EXERCISE INSTRUCTIONS –
Output each line exactly as it appears, skipping any embedded picture.

COLLECTED DATA –
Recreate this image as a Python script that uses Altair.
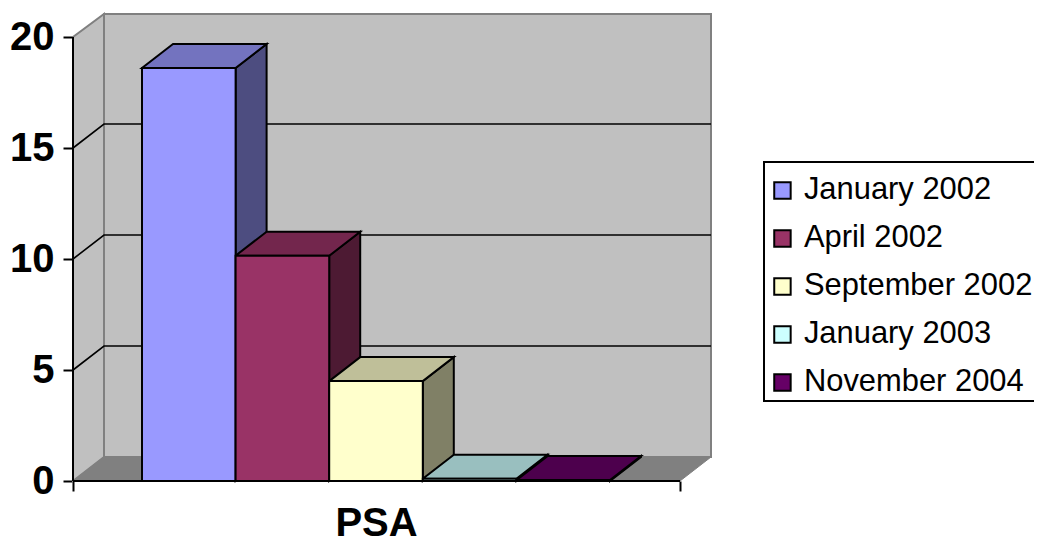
import altair as alt
import pandas as pd

months = ["January 2002", "April 2002", "September 2002", "January 2003", "November 2004"]
values = [18.6, 10.15, 4.5, 0.1, 0.04]
front_colors = ["#9999FF", "#993366", "#FFFFCC", "#CCFFFF", "#660066"]
top_colors = ["#7373BF", "#73264D", "#BFBF99", "#99BFBF", "#4D004D"]
side_colors = ["#4D4D80", "#4D1A33", "#808066", "#668080", "#330033"]
y_ticks = [0, 5, 10, 15, 20]
grid_values = [5, 10, 15]
category = "PSA"

FONT = "Liberation Sans"
W, H = 638, 467
FLOOR_W = 607
DX = 31
PX_PER_UNIT = (481 - 37) / 20
DY = 24 / PX_PER_UNIT
YMAX = H / PX_PER_UNIT
BAR_START = 69
BAR_W = 93.6

xs = alt.Scale(domain=[0, W], nice=False, zero=False)
ys = alt.Scale(domain=[0, YMAX], nice=False, zero=False)

x_axis = alt.Axis(values=[0, FLOOR_W], labels=False, grid=False, domain=False, ticks=True, tickColor="black",
                  tickSize=10, tickWidth=2, title=category, titleFont=FONT, titleFontSize=40,
                  titleFontWeight="bold", titleColor="black", titleX=303, titleY=42.5, titleBaseline="middle")
y_axis = alt.Axis(values=y_ticks, grid=False, domain=False, tickColor="black", tickSize=10, tickWidth=2,
                  labelFont=FONT, labelFontSize=40, labelFontWeight="bold", labelColor="black",
                  labelPadding=9, title=None)


def X():
    return alt.X("x:Q", scale=xs, axis=x_axis, stack=None)


def Y():
    return alt.Y("y:Q", scale=ys, axis=y_axis, stack=None)


# walls and floor
back = pd.DataFrame([{"x": DX, "x2": W, "y": DY, "y2": YMAX}])
left = pd.DataFrame([
    {"x": 0, "y": 0, "y2": 20},
    {"x": DX, "y": DY, "y2": YMAX},
])
floor = pd.DataFrame([
    {"y": 0, "x": 0, "x2": FLOOR_W},
    {"y": DY, "x": DX, "x2": W},
])

back_layer = alt.Chart(back).mark_rect(fill="#C0C0C0", stroke="#808080", strokeWidth=2).encode(
    x=X(), x2="x2:Q", y=Y(), y2="y2:Q",
)
left_layer = alt.Chart(left).mark_area(fill="#C0C0C0", stroke="#808080", strokeWidth=2).encode(
    x=X(), y=Y(), y2="y2:Q"
)
floor_layer = alt.Chart(floor).mark_area(fill="#808080", stroke="#808080", strokeWidth=1, orient="horizontal").encode(
    y=Y(), x=X(), x2="x2:Q"
)

# grid lines run across the left wall and along the back wall
grid_rows = []
for g in grid_values:
    grid_rows += [
        {"g": g, "s": 0, "x": 0, "y": g},
        {"g": g, "s": 1, "x": DX, "y": g + DY},
        {"g": g, "s": 2, "x": W, "y": g + DY},
    ]
grid_layer = alt.Chart(pd.DataFrame(grid_rows)).mark_line(color="black", strokeWidth=1.6).encode(
    x=X(), y=Y(), detail="g:N", order="s:Q"
)

# axis lines
y_line = alt.Chart(pd.DataFrame([{"x": 0, "y": 0, "y2": 20}])).mark_rule(color="black", strokeWidth=2).encode(
    x=X(), y=Y(), y2="y2:Q"
)
x_line = alt.Chart(pd.DataFrame([{"x": 0, "x2": FLOOR_W, "y": 0}])).mark_rule(color="black", strokeWidth=2).encode(
    x=X(), x2="x2:Q", y=Y()
)

# bars
front_rows, top_rows, side_rows = [], [], []
for i, (m, v) in enumerate(zip(months, values)):
    x0 = BAR_START + i * BAR_W
    x1 = x0 + BAR_W
    front_rows.append({"month": m, "x": x0, "x2": x1, "y": 0, "y2": v})
    top_rows += [
        {"month": m, "fill": top_colors[i], "y": v, "x": x0, "x2": x1},
        {"month": m, "fill": top_colors[i], "y": v + DY, "x": x0 + DX, "x2": x1 + DX},
    ]
    side_rows += [
        {"month": m, "fill": side_colors[i], "x": x1, "y": 0, "y2": v},
        {"month": m, "fill": side_colors[i], "x": x1 + DX, "y": DY, "y2": v + DY},
    ]

side_layer = alt.Chart(pd.DataFrame(side_rows)).mark_area(stroke="black", strokeWidth=2).encode(
    x=X(), y=Y(), y2="y2:Q", fill=alt.Fill("fill:N", scale=None), detail="month:N"
)
top_layer = alt.Chart(pd.DataFrame(top_rows)).mark_area(stroke="black", strokeWidth=2, orient="horizontal").encode(
    y=Y(), x=X(), x2="x2:Q", fill=alt.Fill("fill:N", scale=None), detail="month:N"
)
front_layer = alt.Chart(pd.DataFrame(front_rows)).mark_rect(stroke="black", strokeWidth=2).encode(
    x=X(), x2="x2:Q", y=Y(), y2="y2:Q",
    color=alt.Color(
        "month:N",
        sort=months,
        scale=alt.Scale(domain=months, range=front_colors),
        legend=alt.Legend(
            title=" ", titleFontSize=1, titlePadding=9,
            orient="none", legendX=691, legendY=148, padding=3,
            symbolType="square", symbolSize=270, symbolStrokeWidth=2, symbolStrokeColor="black",
            labelFont=FONT, labelFontSize=30.9, labelColor="black", labelOffset=6,
            rowPadding=16, strokeColor="black", fillColor="white",
            labelLimit=400, symbolOpacity=1,
        ),
    ),
)

chart = alt.layer(
    back_layer, left_layer, floor_layer, grid_layer, side_layer, top_layer, front_layer, y_line, x_line
).properties(
    width=W, height=H, background="white",
    padding={"left": 65, "top": 6, "right": 323, "bottom": 66},
    autosize=alt.AutoSizeParams(type="none"),
).configure_view(stroke=None).configure_legend(strokeWidth=2)

chart.save("out.html", embed_options={"renderer": "svg", "actions": False})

THE SOLUTION –
Recreate this image as a Python script that uses Altair.
import altair as alt
import pandas as pd

months = ["January 2002", "April 2002", "September 2002", "January 2003", "November 2004"]
values = [18.6, 10.15, 4.5, 0.1, 0.04]
front_colors = ["#9999FF", "#993366", "#FFFFCC", "#CCFFFF", "#660066"]
top_colors = ["#7373BF", "#73264D", "#BFBF99", "#99BFBF", "#4D004D"]
side_colors = ["#4D4D80", "#4D1A33", "#808066", "#668080", "#330033"]
y_ticks = [0, 5, 10, 15, 20]
grid_values = [5, 10, 15]
category = "PSA"

FONT = "Liberation Sans"
W, H = 638, 467
FLOOR_W = 607
DX = 31
PX_PER_UNIT = (481 - 37) / 20
DY = 24 / PX_PER_UNIT
YMAX = H / PX_PER_UNIT
BAR_START = 69
BAR_W = 93.6

xs = alt.Scale(domain=[0, W], nice=False, zero=False)
ys = alt.Scale(domain=[0, YMAX], nice=False, zero=False)

x_axis = alt.Axis(values=[0, FLOOR_W], labels=False, grid=False, domain=False, ticks=True, tickColor="black",
                  tickSize=10, tickWidth=2, title=category, titleFont=FONT, titleFontSize=40,
                  titleFontWeight="bold", titleColor="black", titleX=303, titleY=42.5, titleBaseline="middle")
y_axis = alt.Axis(values=y_ticks, grid=False, domain=False, tickColor="black", tickSize=10, tickWidth=2,
                  labelFont=FONT, labelFontSize=40, labelFontWeight="bold", labelColor="black",
                  labelPadding=9, title=None)


def X():
    return alt.X("x:Q", scale=xs, axis=x_axis, stack=None)


def Y():
    return alt.Y("y:Q", scale=ys, axis=y_axis, stack=None)


# walls and floor
back = pd.DataFrame([{"x": DX, "x2": W, "y": DY, "y2": YMAX}])
left = pd.DataFrame([
    {"x": 0, "y": 0, "y2": 20},
    {"x": DX, "y": DY, "y2": YMAX},
])
floor = pd.DataFrame([
    {"y": 0, "x": 0, "x2": FLOOR_W},
    {"y": DY, "x": DX, "x2": W},
])

back_layer = alt.Chart(back).mark_rect(fill="#C0C0C0", stroke="#808080", strokeWidth=2).encode(
    x=X(), x2="x2:Q", y=Y(), y2="y2:Q",
)
left_layer = alt.Chart(left).mark_area(fill="#C0C0C0", stroke="#808080", strokeWidth=2).encode(
    x=X(), y=Y(), y2="y2:Q"
)
floor_layer = alt.Chart(floor).mark_area(fill="#808080", stroke="#808080", strokeWidth=1, orient="horizontal").encode(
    y=Y(), x=X(), x2="x2:Q"
)

# grid lines run across the left wall and along the back wall
grid_rows = []
for g in grid_values:
    grid_rows += [
        {"g": g, "s": 0, "x": 0, "y": g},
        {"g": g, "s": 1, "x": DX, "y": g + DY},
        {"g": g, "s": 2, "x": W, "y": g + DY},
    ]
grid_layer = alt.Chart(pd.DataFrame(grid_rows)).mark_line(color="black", strokeWidth=1.6).encode(
    x=X(), y=Y(), detail="g:N", order="s:Q"
)

# axis lines
y_line = alt.Chart(pd.DataFrame([{"x": 0, "y": 0, "y2": 20}])).mark_rule(color="black", strokeWidth=2).encode(
    x=X(), y=Y(), y2="y2:Q"
)
x_line = alt.Chart(pd.DataFrame([{"x": 0, "x2": FLOOR_W, "y": 0}])).mark_rule(color="black", strokeWidth=2).encode(
    x=X(), x2="x2:Q", y=Y()
)

# bars
front_rows, top_rows, side_rows = [], [], []
for i, (m, v) in enumerate(zip(months, values)):
    x0 = BAR_START + i * BAR_W
    x1 = x0 + BAR_W
    front_rows.append({"month": m, "x": x0, "x2": x1, "y": 0, "y2": v})
    top_rows += [
        {"month": m, "fill": top_colors[i], "y": v, "x": x0, "x2": x1},
        {"month": m, "fill": top_colors[i], "y": v + DY, "x": x0 + DX, "x2": x1 + DX},
    ]
    side_rows += [
        {"month": m, "fill": side_colors[i], "x": x1, "y": 0, "y2": v},
        {"month": m, "fill": side_colors[i], "x": x1 + DX, "y": DY, "y2": v + DY},
    ]

side_layer = alt.Chart(pd.DataFrame(side_rows)).mark_area(stroke="black", strokeWidth=2).encode(
    x=X(), y=Y(), y2="y2:Q", fill=alt.Fill("fill:N", scale=None), detail="month:N"
)
top_layer = alt.Chart(pd.DataFrame(top_rows)).mark_area(stroke="black", strokeWidth=2, orient="horizontal").encode(
    y=Y(), x=X(), x2="x2:Q", fill=alt.Fill("fill:N", scale=None), detail="month:N"
)
front_layer = alt.Chart(pd.DataFrame(front_rows)).mark_rect(stroke="black", strokeWidth=2).encode(
    x=X(), x2="x2:Q", y=Y(), y2="y2:Q",
    color=alt.Color(
        "month:N",
        sort=months,
        scale=alt.Scale(domain=months, range=front_colors),
        legend=alt.Legend(
            title=" ", titleFontSize=1, titlePadding=9,
            orient="none", legendX=691, legendY=148, padding=3,
            symbolType="square", symbolSize=270, symbolStrokeWidth=2, symbolStrokeColor="black",
            labelFont=FONT, labelFontSize=30.9, labelColor="black", labelOffset=6,
            rowPadding=16, strokeColor="black", fillColor="white",
            labelLimit=400, symbolOpacity=1,
        ),
    ),
)

chart = alt.layer(
    back_layer, left_layer, floor_layer, grid_layer, side_layer, top_layer, front_layer, y_line, x_line
).properties(
    width=W, height=H, background="white",
    padding={"left": 65, "top": 6, "right": 323, "bottom": 66},
    autosize=alt.AutoSizeParams(type="none"),
).configure_view(stroke=None).configure_legend(strokeWidth=2)

chart.save("out.html", embed_options={"renderer": "svg", "actions": False})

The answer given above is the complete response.